- _Exercise details_: Copy exactly the lines from the beginning of the data down to and including the line holding "from matplotlib.patches import Rectangle", without any pictures.

- _Dataset excerpt_:
____________________
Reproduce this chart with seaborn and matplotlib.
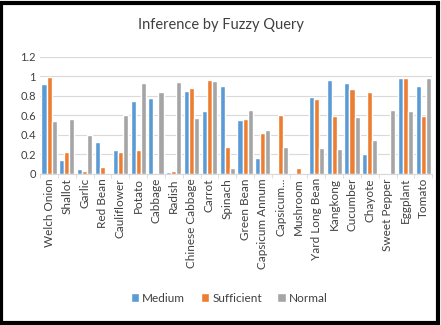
import pandas as pd
import numpy as np
import seaborn as sns
import matplotlib.pyplot as plt
from matplotlib.patches import Rectangle

categories = ['Welch Onion', 'Shallot', 'Garlic', 'Red Bean', 'Cauliflower', 'Potato',
              'Cabbage', 'Radish', 'Chinese Cabbage', 'Carrot', 'Spinach', 'Green Bean',
              'Capsicum Annum', 'Capsicum...', 'Mushroom', 'Yard Long Bean', 'Kangkong',
              'Cucumber', 'Chayote', 'Sweet Pepper', 'Eggplant', 'Tomato']
medium = [0.92, 0.14, 0.05, 0.33, 0.24, 0.75, 0.78, 0.02, 0.85, 0.64, 0.90, 0.55,
          0.16, 0.0, 0.0, 0.79, 0.96, 0.93, 0.20, 0.0, 0.98, 0.90]
sufficient = [0.99, 0.22, 0.03, 0.07, 0.22, 0.24, 0.0, 0.03, 0.88, 0.96, 0.28, 0.56,
              0.42, 0.60, 0.06, 0.77, 0.59, 0.87, 0.84, 0.0, 0.98, 0.59]
normal = [0.54, 0.56, 0.40, 0.0, 0.60, 0.93, 0.84, 0.94, 0.57, 0.95, 0.06, 0.66,
          0.45, 0.28, 0.0, 0.27, 0.26, 0.58, 0.35, 0.66, 0.65, 0.98]
series = ['Medium', 'Sufficient', 'Normal']
colors = ['#5B9BD5', '#ED7D31', '#A5A5A5']

df = pd.DataFrame({'Medium': medium, 'Sufficient': sufficient, 'Normal': normal},
                  index=categories)
long = df.reset_index(names='Veg').melt(id_vars='Veg', var_name='Level', value_name='Value')

sns.set_style('white')
plt.rcParams['font.family'] = ['Lato', 'DejaVu Sans']

fig = plt.figure(figsize=(4.41, 3.25), dpi=100)
ax = fig.add_axes([0.091, 0.465, 0.889, 0.36])
sns.barplot(data=long, x='Veg', y='Value', hue='Level', hue_order=series,
            palette=colors, saturation=1, width=0.85, ax=ax, legend=True)

ax.set_ylim(0, 1.2)
ax.set_yticks(np.arange(0, 1.21, 0.2))
ax.set_yticklabels(['0', '0.2', '0.4', '0.6', '0.8', '1', '1.2'], fontsize=8, color='#404040')
ax.set_xticks(range(len(categories)))
ax.set_xticklabels(categories, rotation=90, fontsize=8.5, color='#404040')
ax.set_xticks(np.arange(-0.5, len(categories), 1), minor=True)
ax.tick_params(axis='both', which='major', length=0, pad=3)
ax.tick_params(axis='x', which='minor', length=3, color='#D9D9D9', bottom=True)
ax.grid(axis='y', color='#D9D9D9', linewidth=0.8)
ax.set_axisbelow(True)
for s in ['top', 'right', 'left']:
    ax.spines[s].set_visible(False)
ax.spines['bottom'].set_color('#D9D9D9')
ax.set_xlabel('')
ax.set_ylabel('')
ax.set_xlim(-0.5, len(categories) - 0.5)

fig.suptitle('Inference by Fuzzy Query', y=0.945, fontsize=10.5, color='#404040')

handles, labels = ax.get_legend_handles_labels()
ax.legend_.remove()
fig.legend(handles, labels, loc='center', bbox_to_anchor=(0.52, 0.083), ncol=3,
           frameon=False, fontsize=8.5, handlelength=0.7, handleheight=0.7,
           handletextpad=0.3, columnspacing=1.3, labelcolor='#404040')

fig.patches.append(Rectangle((0.003, 0.006), 0.991, 0.986, transform=fig.transFigure,
                             fill=False, edgecolor='black', linewidth=3))
fig.savefig('out.png', dpi=100)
____________________
- _Written solution_:
Reproduce this chart with seaborn and matplotlib.
import pandas as pd
import numpy as np
import seaborn as sns
import matplotlib.pyplot as plt
from matplotlib.patches import Rectangle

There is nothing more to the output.